• _GIVEN DATA_:

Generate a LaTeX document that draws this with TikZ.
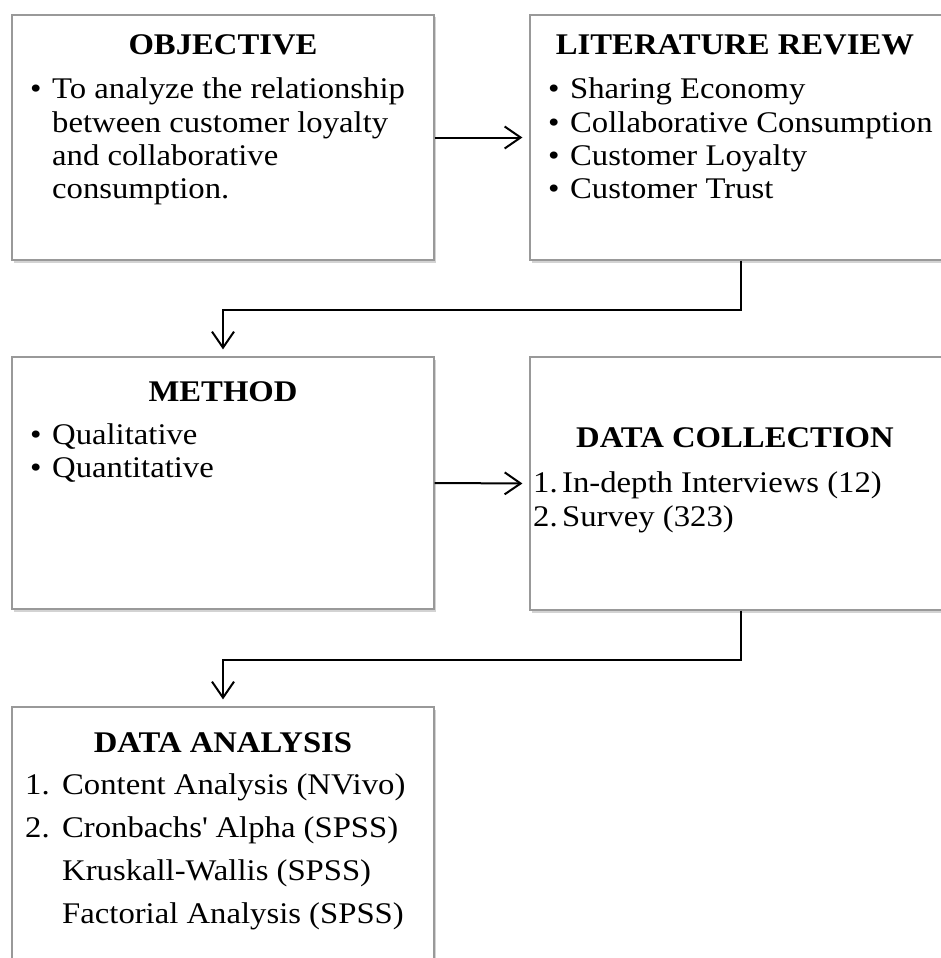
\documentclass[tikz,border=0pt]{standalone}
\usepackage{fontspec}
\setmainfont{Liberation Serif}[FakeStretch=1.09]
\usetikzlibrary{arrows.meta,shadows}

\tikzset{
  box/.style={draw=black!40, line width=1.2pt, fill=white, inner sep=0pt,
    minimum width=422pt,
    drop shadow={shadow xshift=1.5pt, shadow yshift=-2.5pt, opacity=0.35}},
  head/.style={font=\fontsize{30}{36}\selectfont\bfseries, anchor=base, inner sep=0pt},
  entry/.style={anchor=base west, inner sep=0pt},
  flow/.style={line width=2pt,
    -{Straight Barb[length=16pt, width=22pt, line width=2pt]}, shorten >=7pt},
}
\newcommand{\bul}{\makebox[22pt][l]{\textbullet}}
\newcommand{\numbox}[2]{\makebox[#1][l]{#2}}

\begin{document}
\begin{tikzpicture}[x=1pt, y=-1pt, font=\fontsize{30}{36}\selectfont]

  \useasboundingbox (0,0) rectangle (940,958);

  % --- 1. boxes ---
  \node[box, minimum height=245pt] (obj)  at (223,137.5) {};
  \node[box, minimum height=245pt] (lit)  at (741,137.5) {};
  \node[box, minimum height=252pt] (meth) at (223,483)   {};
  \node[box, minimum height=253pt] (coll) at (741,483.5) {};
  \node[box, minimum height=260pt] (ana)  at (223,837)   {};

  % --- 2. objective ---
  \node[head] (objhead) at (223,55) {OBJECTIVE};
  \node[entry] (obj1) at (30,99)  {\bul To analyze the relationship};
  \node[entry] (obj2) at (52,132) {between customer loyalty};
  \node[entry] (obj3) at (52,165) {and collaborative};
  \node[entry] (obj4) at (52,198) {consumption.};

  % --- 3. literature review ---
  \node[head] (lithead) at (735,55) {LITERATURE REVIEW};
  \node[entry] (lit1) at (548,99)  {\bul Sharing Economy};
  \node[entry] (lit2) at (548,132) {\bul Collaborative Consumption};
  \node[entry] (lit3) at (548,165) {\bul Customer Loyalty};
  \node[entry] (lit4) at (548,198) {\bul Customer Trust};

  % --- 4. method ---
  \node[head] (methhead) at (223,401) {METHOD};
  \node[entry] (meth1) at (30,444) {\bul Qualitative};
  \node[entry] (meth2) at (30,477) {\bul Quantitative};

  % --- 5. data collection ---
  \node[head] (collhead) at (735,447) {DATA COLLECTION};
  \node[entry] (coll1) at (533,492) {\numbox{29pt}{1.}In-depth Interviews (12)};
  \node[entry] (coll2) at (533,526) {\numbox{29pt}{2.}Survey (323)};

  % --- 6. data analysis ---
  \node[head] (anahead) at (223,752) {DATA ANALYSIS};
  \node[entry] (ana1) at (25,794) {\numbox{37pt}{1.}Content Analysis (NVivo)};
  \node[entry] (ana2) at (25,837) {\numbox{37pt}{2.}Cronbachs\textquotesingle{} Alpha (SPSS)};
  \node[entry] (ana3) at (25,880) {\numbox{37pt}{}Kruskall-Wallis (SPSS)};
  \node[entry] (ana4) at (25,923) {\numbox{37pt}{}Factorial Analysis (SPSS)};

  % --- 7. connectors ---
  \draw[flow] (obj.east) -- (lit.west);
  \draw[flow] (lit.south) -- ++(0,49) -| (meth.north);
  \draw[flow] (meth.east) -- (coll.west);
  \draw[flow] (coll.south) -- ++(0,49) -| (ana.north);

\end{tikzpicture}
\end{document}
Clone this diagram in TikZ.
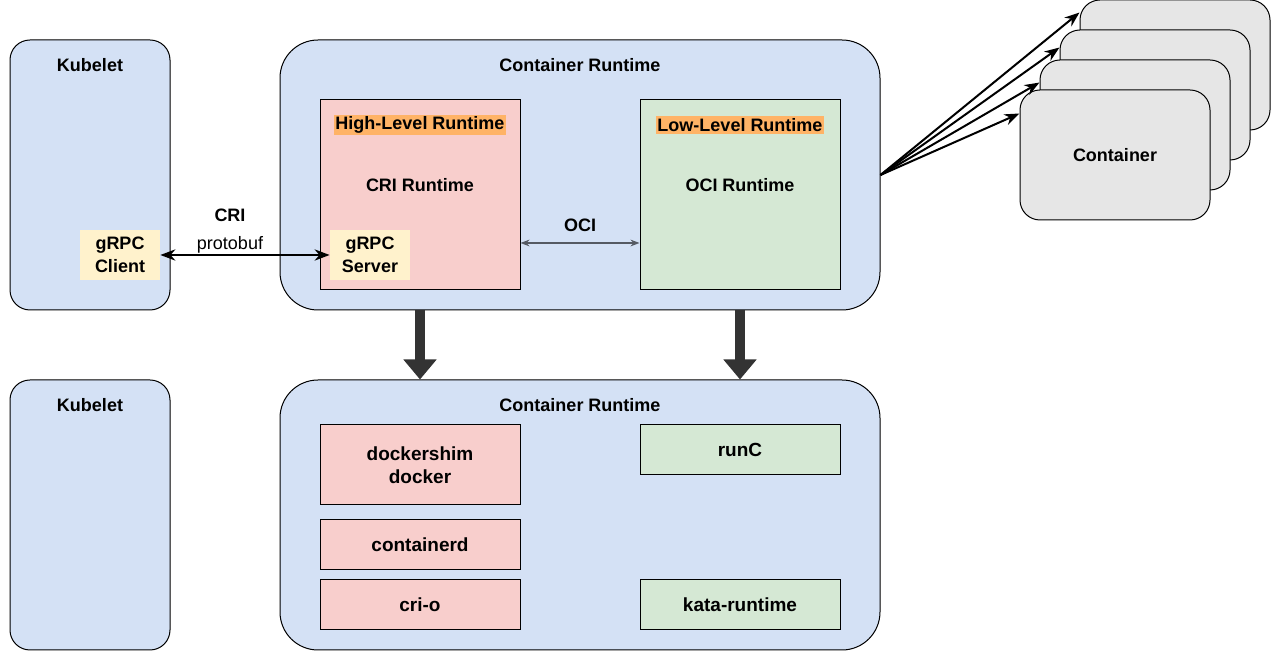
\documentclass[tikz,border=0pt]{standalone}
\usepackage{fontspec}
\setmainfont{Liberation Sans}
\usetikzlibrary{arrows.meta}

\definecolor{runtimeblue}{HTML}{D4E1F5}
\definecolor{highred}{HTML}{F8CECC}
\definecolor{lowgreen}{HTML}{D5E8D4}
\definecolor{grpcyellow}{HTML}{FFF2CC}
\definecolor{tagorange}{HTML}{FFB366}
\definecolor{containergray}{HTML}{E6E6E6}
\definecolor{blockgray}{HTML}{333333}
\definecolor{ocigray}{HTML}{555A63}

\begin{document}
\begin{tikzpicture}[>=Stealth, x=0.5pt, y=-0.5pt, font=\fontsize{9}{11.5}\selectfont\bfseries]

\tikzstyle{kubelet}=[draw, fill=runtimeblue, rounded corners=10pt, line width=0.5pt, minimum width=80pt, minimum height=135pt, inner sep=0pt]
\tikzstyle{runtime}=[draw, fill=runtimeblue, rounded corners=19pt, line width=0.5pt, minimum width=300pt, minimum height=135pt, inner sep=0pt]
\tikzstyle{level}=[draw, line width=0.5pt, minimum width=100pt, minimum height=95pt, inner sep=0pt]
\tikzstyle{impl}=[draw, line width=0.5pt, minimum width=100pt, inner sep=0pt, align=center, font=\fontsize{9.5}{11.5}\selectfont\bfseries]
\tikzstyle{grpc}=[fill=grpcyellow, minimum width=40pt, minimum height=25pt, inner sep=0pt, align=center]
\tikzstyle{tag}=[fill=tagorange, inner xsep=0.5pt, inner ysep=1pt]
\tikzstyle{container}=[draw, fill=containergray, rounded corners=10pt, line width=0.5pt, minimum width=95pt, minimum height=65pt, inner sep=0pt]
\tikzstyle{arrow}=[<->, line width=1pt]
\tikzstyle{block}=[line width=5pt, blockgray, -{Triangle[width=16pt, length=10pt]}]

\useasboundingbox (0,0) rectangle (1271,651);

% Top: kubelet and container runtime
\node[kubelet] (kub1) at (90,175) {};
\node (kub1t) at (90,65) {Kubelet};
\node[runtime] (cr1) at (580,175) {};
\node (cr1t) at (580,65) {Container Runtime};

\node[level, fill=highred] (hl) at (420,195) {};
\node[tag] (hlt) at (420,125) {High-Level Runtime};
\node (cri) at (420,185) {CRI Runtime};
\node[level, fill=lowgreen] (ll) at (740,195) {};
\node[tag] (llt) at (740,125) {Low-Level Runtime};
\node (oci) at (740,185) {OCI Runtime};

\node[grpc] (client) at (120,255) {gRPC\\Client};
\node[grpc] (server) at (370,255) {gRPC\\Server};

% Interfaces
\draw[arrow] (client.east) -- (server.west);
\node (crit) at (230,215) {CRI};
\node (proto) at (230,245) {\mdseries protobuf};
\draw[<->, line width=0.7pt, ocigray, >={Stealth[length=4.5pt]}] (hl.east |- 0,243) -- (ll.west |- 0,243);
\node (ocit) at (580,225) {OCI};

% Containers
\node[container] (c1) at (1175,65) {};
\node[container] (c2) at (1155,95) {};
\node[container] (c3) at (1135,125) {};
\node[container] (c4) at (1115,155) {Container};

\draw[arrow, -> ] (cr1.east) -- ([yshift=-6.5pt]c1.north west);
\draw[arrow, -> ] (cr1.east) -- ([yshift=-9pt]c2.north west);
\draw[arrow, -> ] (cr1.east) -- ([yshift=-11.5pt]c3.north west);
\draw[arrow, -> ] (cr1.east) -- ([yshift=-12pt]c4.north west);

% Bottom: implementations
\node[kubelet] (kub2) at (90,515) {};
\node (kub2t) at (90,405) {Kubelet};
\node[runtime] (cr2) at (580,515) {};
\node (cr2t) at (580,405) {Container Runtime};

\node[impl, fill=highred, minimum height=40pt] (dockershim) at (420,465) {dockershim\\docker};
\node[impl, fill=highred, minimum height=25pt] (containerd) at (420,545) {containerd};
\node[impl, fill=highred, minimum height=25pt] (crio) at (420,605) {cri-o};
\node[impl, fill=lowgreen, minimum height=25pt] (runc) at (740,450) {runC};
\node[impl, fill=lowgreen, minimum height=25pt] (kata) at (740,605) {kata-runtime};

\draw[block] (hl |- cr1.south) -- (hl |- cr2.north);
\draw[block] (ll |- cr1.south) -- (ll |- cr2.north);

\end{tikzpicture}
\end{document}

• _SHORT EXERCISE_:
From the first line of the material down to the line containing "(coll2) at (533,526)", inclusive, return each line exactly, skipping any picture.

• _ANSWER FOR THIS EXERCISE_:
Generate a LaTeX document that draws this with TikZ.
\documentclass[tikz,border=0pt]{standalone}
\usepackage{fontspec}
\setmainfont{Liberation Serif}[FakeStretch=1.09]
\usetikzlibrary{arrows.meta,shadows}

\tikzset{
  box/.style={draw=black!40, line width=1.2pt, fill=white, inner sep=0pt,
    minimum width=422pt,
    drop shadow={shadow xshift=1.5pt, shadow yshift=-2.5pt, opacity=0.35}},
  head/.style={font=\fontsize{30}{36}\selectfont\bfseries, anchor=base, inner sep=0pt},
  entry/.style={anchor=base west, inner sep=0pt},
  flow/.style={line width=2pt,
    -{Straight Barb[length=16pt, width=22pt, line width=2pt]}, shorten >=7pt},
}
\newcommand{\bul}{\makebox[22pt][l]{\textbullet}}
\newcommand{\numbox}[2]{\makebox[#1][l]{#2}}

\begin{document}
\begin{tikzpicture}[x=1pt, y=-1pt, font=\fontsize{30}{36}\selectfont]

  \useasboundingbox (0,0) rectangle (940,958);

  % --- 1. boxes ---
  \node[box, minimum height=245pt] (obj)  at (223,137.5) {};
  \node[box, minimum height=245pt] (lit)  at (741,137.5) {};
  \node[box, minimum height=252pt] (meth) at (223,483)   {};
  \node[box, minimum height=253pt] (coll) at (741,483.5) {};
  \node[box, minimum height=260pt] (ana)  at (223,837)   {};

  % --- 2. objective ---
  \node[head] (objhead) at (223,55) {OBJECTIVE};
  \node[entry] (obj1) at (30,99)  {\bul To analyze the relationship};
  \node[entry] (obj2) at (52,132) {between customer loyalty};
  \node[entry] (obj3) at (52,165) {and collaborative};
  \node[entry] (obj4) at (52,198) {consumption.};

  % --- 3. literature review ---
  \node[head] (lithead) at (735,55) {LITERATURE REVIEW};
  \node[entry] (lit1) at (548,99)  {\bul Sharing Economy};
  \node[entry] (lit2) at (548,132) {\bul Collaborative Consumption};
  \node[entry] (lit3) at (548,165) {\bul Customer Loyalty};
  \node[entry] (lit4) at (548,198) {\bul Customer Trust};

  % --- 4. method ---
  \node[head] (methhead) at (223,401) {METHOD};
  \node[entry] (meth1) at (30,444) {\bul Qualitative};
  \node[entry] (meth2) at (30,477) {\bul Quantitative};

  % --- 5. data collection ---
  \node[head] (collhead) at (735,447) {DATA COLLECTION};
  \node[entry] (coll1) at (533,492) {\numbox{29pt}{1.}In-depth Interviews (12)};
  \node[entry] (coll2) at (533,526) {\numbox{29pt}{2.}Survey (323)};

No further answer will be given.